Joan Acocella is a staff writer for The New Yorker, where she writes primarily about books and dance. Her own books include Mark Morris (a critical biography of the choreographer), Creating Hysteria: Women and Multiple Personality Disorder, and Willa Cather and the Politics of Criticism. She also edited the first unexpurgated English-language edition of The Diary of Vaslav Nijinsky. Her most recent book, a collection of essays entitled Twenty-eight Artists and Two Saints, was published in paperback in 2008.
Jonah Bokaer is an award-winning dancer, choreographer and media artist. He has performed with Merce Cunningham (2000-2007), John Jasperse (2004-2005), David Gordon (2005-2006), and with many other leading dance artists. He recently collaborated with Robert Wilson on "Kool—Dancing In My Mind" at the Guggenheim. Jonah is one of the founders of Chez Bushwick, a Brooklyn performance space dedicated to pioneering new models of producing and commissioning in the midst of the current funding and real estate crisis.
Roger Copeland (moderator) is Professor of Theater and Dance at Oberlin College. His books include What Is Dance? and Merce Cunningham: The Modernizing of Modern Dance. His essays about dance and theater have appeared in The New York Times, The Village Voice, American Theatre, Partisan Review, The Drama Review, Performing Arts Journal, and many other publications. He wrote and directed The Unrecovered, a feature-length narrative film about 9/11, which was recently screened at Anthology Film Archives in Manhattan.
Valda Setterfield is a dancer and actor who performed with Merce Cunningham's company between 1964 and 1974. Before moving to America from her native England, she studied with Marie Rambert and Tamara Karsavina, both of whom had ties to Diaghilev's Ballets Russes.

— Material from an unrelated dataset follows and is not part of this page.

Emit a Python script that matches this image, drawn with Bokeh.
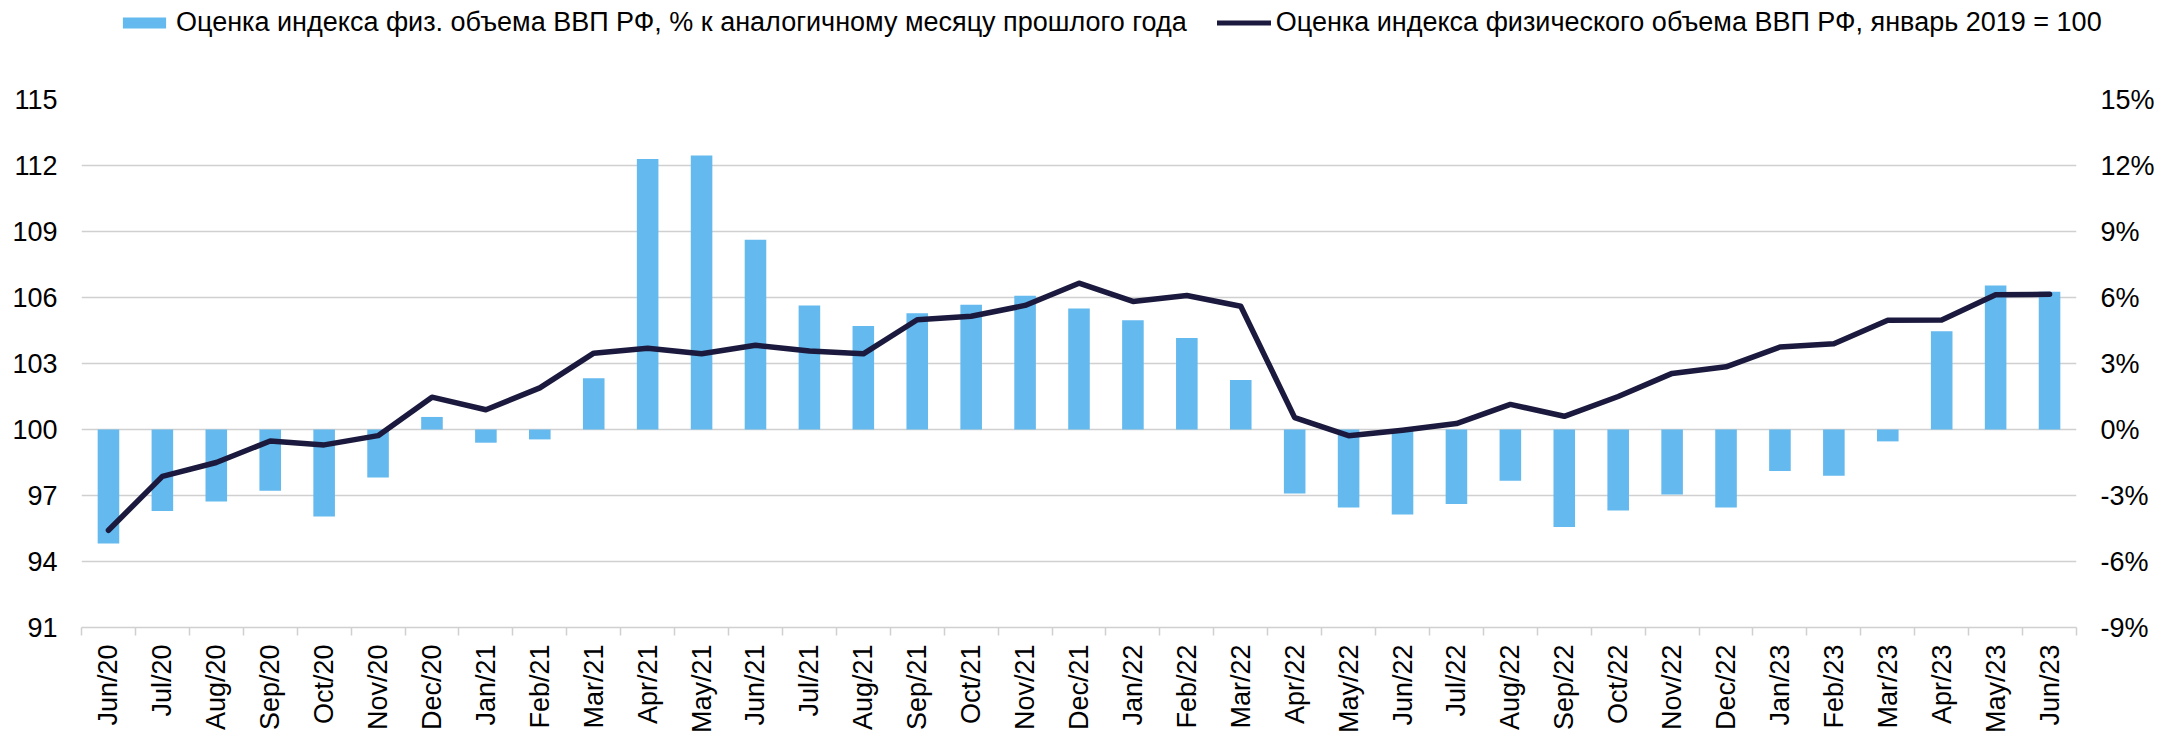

Along with David Gordon, she is a founding member of The Pick Up Performance Company; and she co-starred with Mikhail Baryshnikov in David Gordon's "Made in USA," which was broadcast on PBS's Great Performances series in 1987. She has appeared in dance and theater pieces created by Yvonne Rainer, Robert Wilson, Richard Foreman, and JoAnne Akalaitis. She is the recipient of two New York Dance and Performance Awards (The "Bessie" Award) including their 2006 citation for outstanding achievement. She has appeared in films directed by Yvonne Rainer, Brian de Palma, and Woody Allen.